Don’t rely on employer-provided group term cover as your only protection either — it ends the day you leave the job, and the cover amount is typically only 1–2x annual salary, which rarely covers a household’s actual liability.

What to Do This Week

  1. Open the 3-account structure if you don’t have one. Both partners keep individual accounts; both transfer contributions to a shared joint account on salary day via standing instruction. Most banks let you set this up in minutes on their app.
  2. Calculate your proportional contribution. Divide each person’s take-home salary by the combined total to get their percentage. Multiply by total monthly joint expenses. That’s your monthly transfer to the joint account.
  3. Audit your home loan structure.

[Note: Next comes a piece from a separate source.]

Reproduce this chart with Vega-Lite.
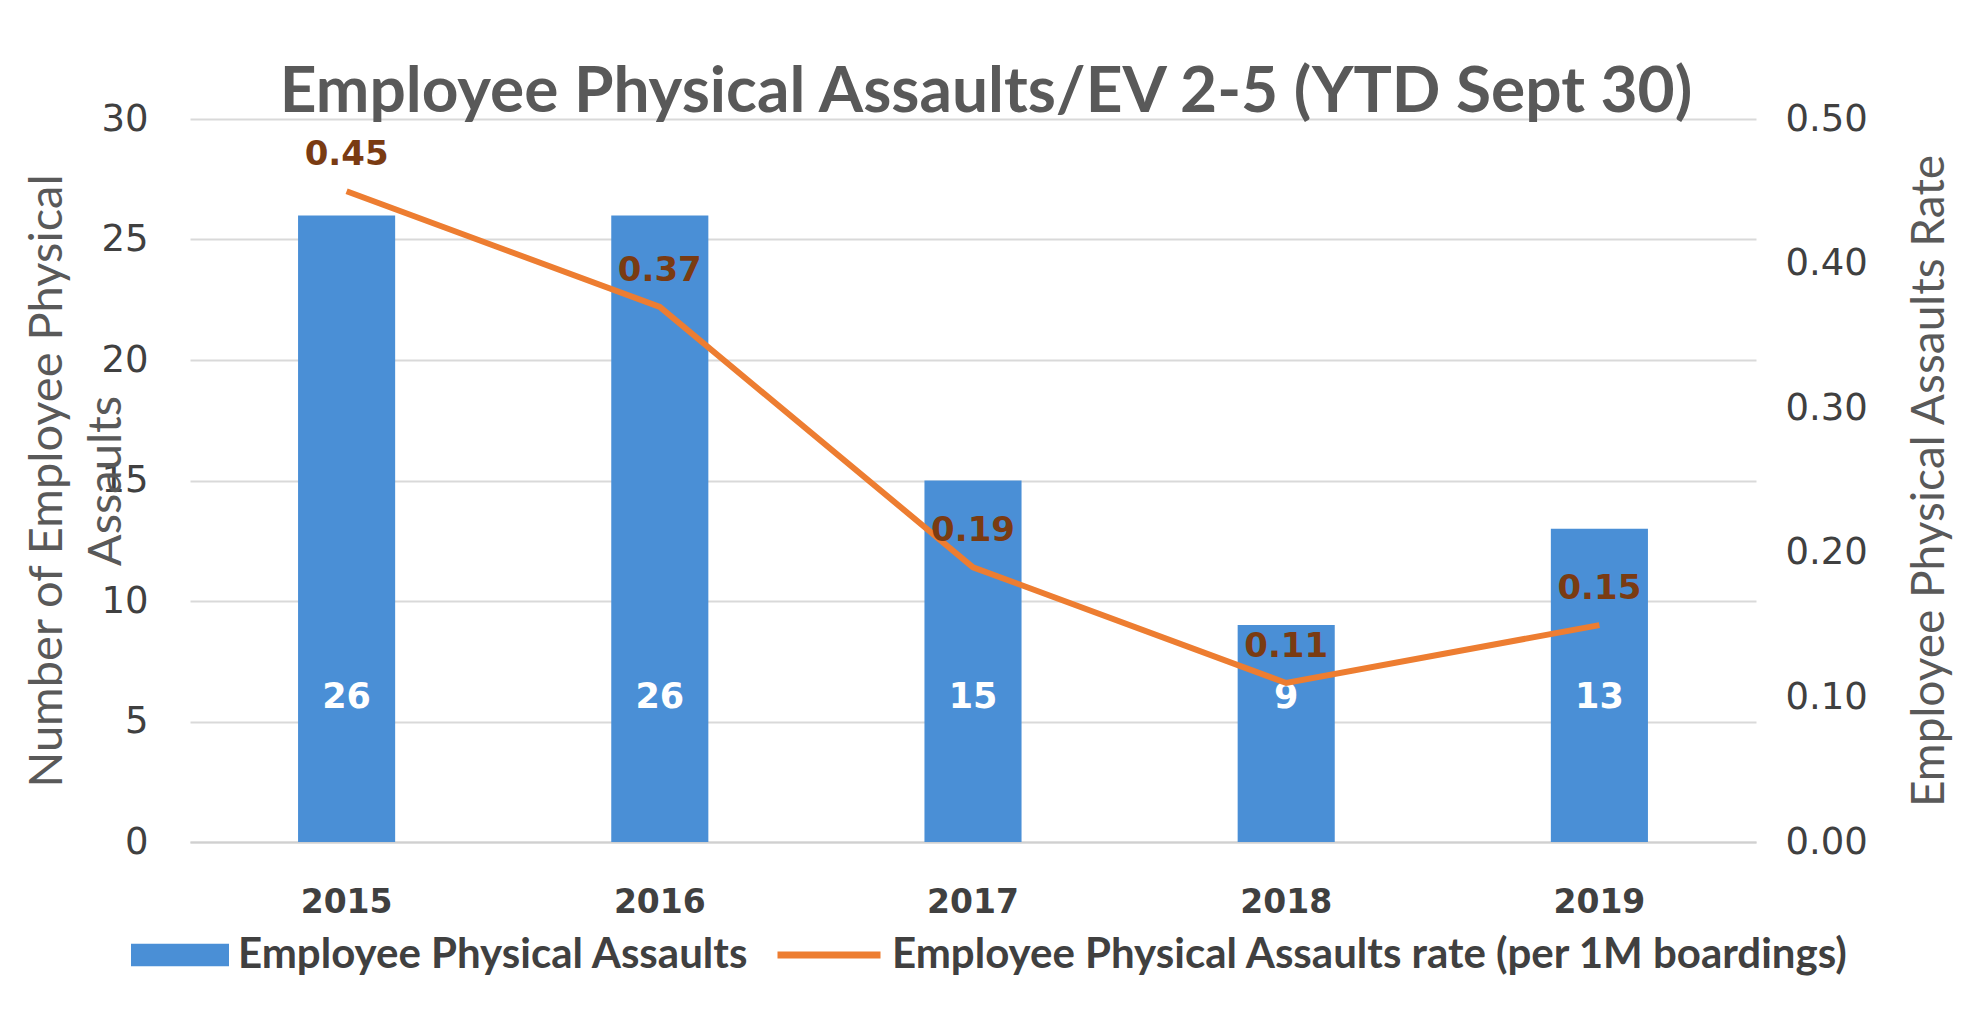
{
  "$schema": "https://vega.github.io/schema/vega-lite/v6.json",
  "width": 1566,
  "height": 723,
  "autosize": "none",
  "padding": {"left": 190, "top": 119, "right": 208, "bottom": 186},
  "background": "white",
  "config": {"view": {"stroke": null}},
  "title": {
    "text": "Employee Physical Assaults/EV 2-5 (YTD Sept 30)",
    "font": "Lato",
    "fontSize": 64,
    "fontWeight": "bold",
    "color": "#595959",
    "anchor": "middle",
    "offset": -25,
    "dx": 13
  },
  "data": {
    "values": [
      {"year": "2015", "assaults": 26, "rate": 0.45},
      {"year": "2016", "assaults": 26, "rate": 0.37},
      {"year": "2017", "assaults": 15, "rate": 0.19},
      {"year": "2018", "assaults": 9, "rate": 0.11},
      {"year": "2019", "assaults": 13, "rate": 0.15}
    ]
  },
  "encoding": {
    "x": {
      "field": "year",
      "type": "nominal",
      "scale": {"paddingInner": 0.69, "paddingOuter": 0.345},
      "axis": {
        "title": null,
        "labelAngle": 0,
        "labelFont": "DejaVu Sans",
        "labelFontWeight": "bold",
        "labelFontSize": 33,
        "labelColor": "#404040",
        "labelPadding": 44,
        "ticks": false,
        "domainColor": "#d0d0d0",
        "domainWidth": 2
      }
    }
  },
  "layer": [
    {
      "layer": [
        {
          "mark": {"type": "bar", "color": "#4A8FD6"},
          "encoding": {
            "y": {
              "field": "assaults",
              "type": "quantitative",
              "scale": {"domain": [0, 30]},
              "axis": {
                "title": ["Number of Employee Physical", "Assaults"],
                "titleFont": "Lato",
                "titleFontSize": 47,
                "titleFontWeight": "normal",
                "titleColor": "#595959",
                "titleBaseline": "middle",
                "titleLineHeight": 59,
                "titleX": -143,
                "values": [0, 5, 10, 15, 20, 25, 30],
                "labelFont": "DejaVu Sans",
                "labelFontSize": 37,
                "labelColor": "#404040",
                "labelPadding": 42,
                "ticks": false,
                "domain": false,
                "grid": true,
                "gridColor": "#d9d9d9",
                "gridWidth": 2
              }
            },
            "color": {
              "datum": "Employee Physical Assaults",
              "type": "nominal",
              "scale": {"range": ["#4A8FD6"]},
              "legend": {
                "title": null,
                "orient": "none",
                "legendX": -59,
                "legendY": 787,
                "padding": 0,
                "symbolType": "M-1,-0.23H1V0.23H-1Z",
                "symbolSize": 9604,
                "symbolStrokeWidth": 0,
                "labelOffset": 9,
                "labelFont": "Lato",
                "labelFontWeight": "bold",
                "labelFontSize": 42,
                "labelColor": "#404040",
                "labelLimit": 1000
              }
            }
          }
        },
        {
          "mark": {"type": "text", "color": "white", "font": "DejaVu Sans", "fontWeight": "bold", "fontSize": 35, "baseline": "middle"},
          "encoding": {
            "y": {"datum": 6, "type": "quantitative"},
            "text": {"field": "assaults", "type": "quantitative"}
          }
        }
      ]
    },
    {
      "layer": [
        {
          "mark": {"type": "line", "strokeWidth": 6},
          "encoding": {
            "y": {
              "field": "rate",
              "type": "quantitative",
              "scale": {"domain": [0, 0.5]},
              "axis": {
                "orient": "right",
                "title": "Employee Physical Assaults Rate",
                "titleFont": "Lato",
                "titleFontSize": 46,
                "titleFontWeight": "normal",
                "titleColor": "#595959",
                "titleAngle": 270,
                "titleBaseline": "middle",
                "titleX": 173,
                "values": [0, 0.1, 0.2, 0.3, 0.4, 0.5],
                "format": ".2f",
                "labelFont": "DejaVu Sans",
                "labelFontSize": 37,
                "labelColor": "#404040",
                "labelPadding": 29,
                "ticks": false,
                "domain": false,
                "grid": false
              }
            },
            "stroke": {
              "datum": "Employee Physical Assaults rate (per 1M boardings)",
              "type": "nominal",
              "scale": {"range": ["#ED7D31"]},
              "legend": {
                "title": null,
                "orient": "none",
                "legendX": 584,
                "legendY": 781,
                "padding": 0,
                "symbolType": "stroke",
                "symbolSize": 10609,
                "symbolStrokeWidth": 7,
                "labelOffset": 8,
                "labelFont": "Lato",
                "labelFontWeight": "bold",
                "labelFontSize": 42,
                "labelColor": "#404040",
                "labelLimit": 1500
              }
            }
          }
        },
        {
          "mark": {"type": "text", "color": "#7a3b12", "font": "DejaVu Sans", "fontWeight": "bold", "fontSize": 34, "baseline": "middle", "dy": -36},
          "encoding": {
            "y": {"field": "rate", "type": "quantitative"},
            "text": {"field": "rate", "type": "quantitative", "format": ".2f"}
          }
        }
      ]
    }
  ],
  "resolve": {"scale": {"y": "independent", "color": "independent", "stroke": "independent"}}
}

If you own or are buying a property, confirm that both names appear on the sale deed and the loan agreement. If not, speak to your lender or a CA to understand your options before you miss another year’s deductions.
  4. Map both partners’ deductions together. List each person’s current Section 80C, 80D, and NPS positions. Check if you’re duplicating instruments. Identify where either partner has unused deduction headroom.
  5. Open NPS Tier 1 accounts in both names if you haven’t already. Each ₹50,000 contribution gets you the Section 80CCD(1B) deduction above your Section 80C ceiling. Register at the Protean eNPS portal — the process is fully online.
  6. Buy term insurance for both partners. Get quotes on term cover sized to 15–20x annual income minus liquid assets. Both partners, individually. Run the calculation using the term insurance guide on this site.
  7. Label your SIPs. Assign each active SIP to a named goal — ‘Home 2028’, ‘Child education 2035’, ‘Early retirement’. This makes the portfolio visible to both partners and keeps contributions linked to real outcomes rather than feeling abstract.
  8. Hold a monthly money meeting. Not a long audit — 30 minutes, once a month. Review joint account balance, check if SIPs are running, flag any EMI that changed, and confirm you’re on track toward the current quarter’s shared goal. Two incomes need two people paying attention.